DATA LINES:
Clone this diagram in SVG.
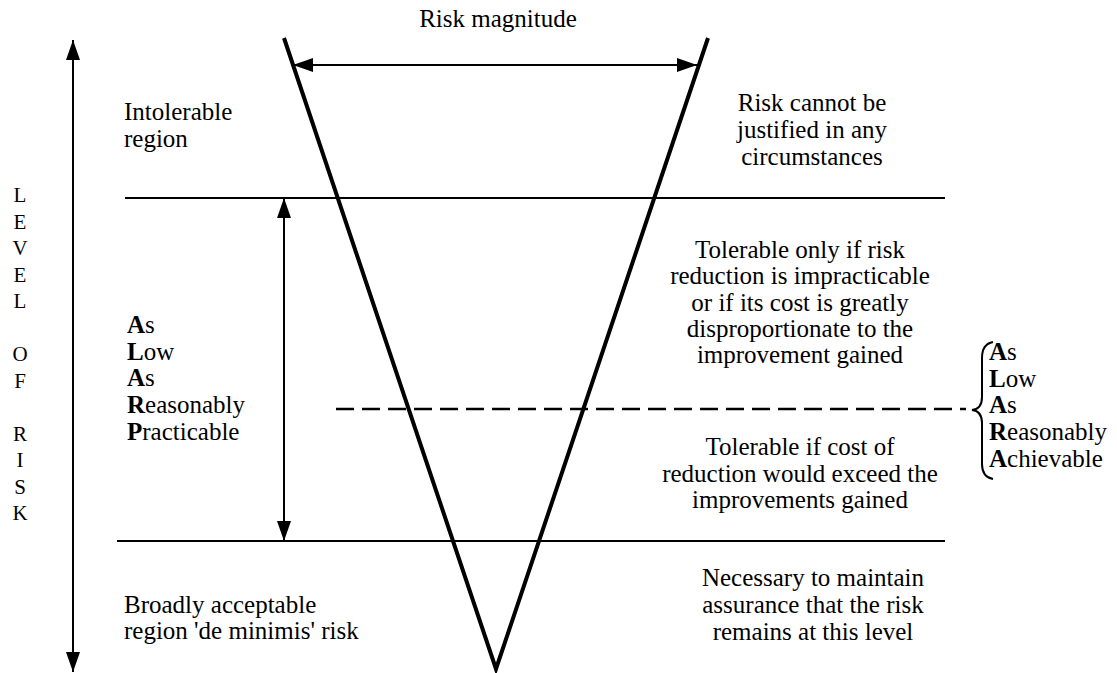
<svg xmlns="http://www.w3.org/2000/svg" width="1117" height="673" viewBox="0 0 1117 673">
  <style>
    text { font-family: "Liberation Serif", "Times New Roman", serif; fill: #000; }
    .t { font-size: 25px; }
    .mid { text-anchor: middle; }
    .axis { font-size: 21px; text-anchor: middle; }
    .line { stroke: #000; stroke-width: 2; fill: none; }
    .vee { stroke: #000; stroke-width: 4; fill: none; stroke-linejoin: miter; }
    .dash { stroke: #000; stroke-width: 2.5; fill: none; stroke-dasharray: 18 8; }
    .b { font-weight: bold; }
  </style>
  <defs>
    <marker id="ah" viewBox="0 0 20 14" refX="20" refY="7" markerWidth="20" markerHeight="14" markerUnits="userSpaceOnUse" orient="auto-start-reverse">
      <path d="M0,0 L20,7 L0,14 Z" fill="#000"/>
    </marker>
  </defs>

  <!-- connectors: axes, region boundaries and the risk cone -->
  <g id="connectors">
    <line id="level-axis" class="line" x1="73" y1="40" x2="73" y2="672" marker-start="url(#ah)" marker-end="url(#ah)"/>
    <line id="magnitude-arrow" class="line" x1="293" y1="65" x2="697" y2="65" marker-start="url(#ah)" marker-end="url(#ah)"/>
    <line id="upper-boundary" class="line" x1="125" y1="198" x2="945" y2="198"/>
    <line id="lower-boundary" class="line" x1="117" y1="541" x2="945" y2="541"/>
    <line id="alarp-arrow" class="line" x1="284" y1="198" x2="284" y2="541" marker-start="url(#ah)" marker-end="url(#ah)"/>
    <line id="alara-divider" class="dash" x1="336" y1="409" x2="966" y2="409"/>
    <polyline id="risk-cone" class="vee" points="284,38 496,669 708,38"/>
    <path id="alara-brace" class="line" d="M993,342 Q982,344 982,358 L982,397 Q982,409 972,410 Q982,411 982,423 L982,464 Q982,477 993,479"/>
  </g>

  <g id="axis-label">
    <text class="axis" x="20" y="202">L</text>
    <text class="axis" x="20" y="228.5">E</text>
    <text class="axis" x="20" y="255">V</text>
    <text class="axis" x="20" y="281.5">E</text>
    <text class="axis" x="20" y="308">L</text>
    <text class="axis" x="20" y="361">O</text>
    <text class="axis" x="20" y="387.5">F</text>
    <text class="axis" x="20" y="440.5">R</text>
    <text class="axis" x="20" y="467">I</text>
    <text class="axis" x="20" y="493.5">S</text>
    <text class="axis" x="20" y="520">K</text>
  </g>

  <g id="risk-magnitude">
    <text class="t mid" x="498" y="27">Risk magnitude</text>
  </g>

  <g id="intolerable">
    <text class="t" x="124" y="120">Intolerable</text>
    <text class="t" x="124" y="147">region</text>
  </g>

  <g id="intolerable-note">
    <text class="t mid" x="812" y="111">Risk cannot be</text>
    <text class="t mid" x="812" y="138">justified in any</text>
    <text class="t mid" x="812" y="165">circumstances</text>
  </g>

  <g id="alarp">
    <text class="t" x="127" y="333"><tspan class="b">A</tspan>s</text>
    <text class="t" x="127" y="360"><tspan class="b">L</tspan>ow</text>
    <text class="t" x="127" y="386"><tspan class="b">A</tspan>s</text>
    <text class="t" x="127" y="413"><tspan class="b">R</tspan>easonably</text>
    <text class="t" x="127" y="440"><tspan class="b">P</tspan>racticable</text>
  </g>

  <g id="tolerable-upper">
    <text class="t mid" x="800" y="258">Tolerable only if risk</text>
    <text class="t mid" x="800" y="284">reduction is impracticable</text>
    <text class="t mid" x="800" y="311">or if its cost is greatly</text>
    <text class="t mid" x="800" y="337">disproportionate to the</text>
    <text class="t mid" x="800" y="363">improvement gained</text>
  </g>

  <g id="alara">
    <text class="t" x="989" y="360"><tspan class="b">A</tspan>s</text>
    <text class="t" x="989" y="387"><tspan class="b">L</tspan>ow</text>
    <text class="t" x="989" y="413"><tspan class="b">A</tspan>s</text>
    <text class="t" x="989" y="440"><tspan class="b">R</tspan>easonably</text>
    <text class="t" x="989" y="467"><tspan class="b">A</tspan>chievable</text>
  </g>

  <g id="tolerable-lower">
    <text class="t mid" x="800" y="455">Tolerable if cost of</text>
    <text class="t mid" x="800" y="482">reduction would exceed the</text>
    <text class="t mid" x="800" y="508">improvements gained</text>
  </g>

  <g id="broadly-acceptable">
    <text class="t" x="124" y="613">Broadly acceptable</text>
    <text class="t" x="124" y="639">region 'de minimis' risk</text>
  </g>

  <g id="broadly-acceptable-note">
    <text class="t mid" x="813" y="586">Necessary to maintain</text>
    <text class="t mid" x="813" y="613">assurance that the risk</text>
    <text class="t mid" x="813" y="640">remains at this level</text>
  </g>
</svg>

WHAT IS EXPECTED: From the material above, copy everything exactly but the pictures.

WRITTEN ANSWER:
Clone this diagram in SVG.
<svg xmlns="http://www.w3.org/2000/svg" width="1117" height="673" viewBox="0 0 1117 673">
  <style>
    text { font-family: "Liberation Serif", "Times New Roman", serif; fill: #000; }
    .t { font-size: 25px; }
    .mid { text-anchor: middle; }
    .axis { font-size: 21px; text-anchor: middle; }
    .line { stroke: #000; stroke-width: 2; fill: none; }
    .vee { stroke: #000; stroke-width: 4; fill: none; stroke-linejoin: miter; }
    .dash { stroke: #000; stroke-width: 2.5; fill: none; stroke-dasharray: 18 8; }
    .b { font-weight: bold; }
  </style>
  <defs>
    <marker id="ah" viewBox="0 0 20 14" refX="20" refY="7" markerWidth="20" markerHeight="14" markerUnits="userSpaceOnUse" orient="auto-start-reverse">
      <path d="M0,0 L20,7 L0,14 Z" fill="#000"/>
    </marker>
  </defs>

  <!-- connectors: axes, region boundaries and the risk cone -->
  <g id="connectors">
    <line id="level-axis" class="line" x1="73" y1="40" x2="73" y2="672" marker-start="url(#ah)" marker-end="url(#ah)"/>
    <line id="magnitude-arrow" class="line" x1="293" y1="65" x2="697" y2="65" marker-start="url(#ah)" marker-end="url(#ah)"/>
    <line id="upper-boundary" class="line" x1="125" y1="198" x2="945" y2="198"/>
    <line id="lower-boundary" class="line" x1="117" y1="541" x2="945" y2="541"/>
    <line id="alarp-arrow" class="line" x1="284" y1="198" x2="284" y2="541" marker-start="url(#ah)" marker-end="url(#ah)"/>
    <line id="alara-divider" class="dash" x1="336" y1="409" x2="966" y2="409"/>
    <polyline id="risk-cone" class="vee" points="284,38 496,669 708,38"/>
    <path id="alara-brace" class="line" d="M993,342 Q982,344 982,358 L982,397 Q982,409 972,410 Q982,411 982,423 L982,464 Q982,477 993,479"/>
  </g>

  <g id="axis-label">
    <text class="axis" x="20" y="202">L</text>
    <text class="axis" x="20" y="228.5">E</text>
    <text class="axis" x="20" y="255">V</text>
    <text class="axis" x="20" y="281.5">E</text>
    <text class="axis" x="20" y="308">L</text>
    <text class="axis" x="20" y="361">O</text>
    <text class="axis" x="20" y="387.5">F</text>
    <text class="axis" x="20" y="440.5">R</text>
    <text class="axis" x="20" y="467">I</text>
    <text class="axis" x="20" y="493.5">S</text>
    <text class="axis" x="20" y="520">K</text>
  </g>

  <g id="risk-magnitude">
    <text class="t mid" x="498" y="27">Risk magnitude</text>
  </g>

  <g id="intolerable">
    <text class="t" x="124" y="120">Intolerable</text>
    <text class="t" x="124" y="147">region</text>
  </g>

  <g id="intolerable-note">
    <text class="t mid" x="812" y="111">Risk cannot be</text>
    <text class="t mid" x="812" y="138">justified in any</text>
    <text class="t mid" x="812" y="165">circumstances</text>
  </g>

  <g id="alarp">
    <text class="t" x="127" y="333"><tspan class="b">A</tspan>s</text>
    <text class="t" x="127" y="360"><tspan class="b">L</tspan>ow</text>
    <text class="t" x="127" y="386"><tspan class="b">A</tspan>s</text>
    <text class="t" x="127" y="413"><tspan class="b">R</tspan>easonably</text>
    <text class="t" x="127" y="440"><tspan class="b">P</tspan>racticable</text>
  </g>

  <g id="tolerable-upper">
    <text class="t mid" x="800" y="258">Tolerable only if risk</text>
    <text class="t mid" x="800" y="284">reduction is impracticable</text>
    <text class="t mid" x="800" y="311">or if its cost is greatly</text>
    <text class="t mid" x="800" y="337">disproportionate to the</text>
    <text class="t mid" x="800" y="363">improvement gained</text>
  </g>

  <g id="alara">
    <text class="t" x="989" y="360"><tspan class="b">A</tspan>s</text>
    <text class="t" x="989" y="387"><tspan class="b">L</tspan>ow</text>
    <text class="t" x="989" y="413"><tspan class="b">A</tspan>s</text>
    <text class="t" x="989" y="440"><tspan class="b">R</tspan>easonably</text>
    <text class="t" x="989" y="467"><tspan class="b">A</tspan>chievable</text>
  </g>

  <g id="tolerable-lower">
    <text class="t mid" x="800" y="455">Tolerable if cost of</text>
    <text class="t mid" x="800" y="482">reduction would exceed the</text>
    <text class="t mid" x="800" y="508">improvements gained</text>
  </g>

  <g id="broadly-acceptable">
    <text class="t" x="124" y="613">Broadly acceptable</text>
    <text class="t" x="124" y="639">region 'de minimis' risk</text>
  </g>

  <g id="broadly-acceptable-note">
    <text class="t mid" x="813" y="586">Necessary to maintain</text>
    <text class="t mid" x="813" y="613">assurance that the risk</text>
    <text class="t mid" x="813" y="640">remains at this level</text>
  </g>
</svg>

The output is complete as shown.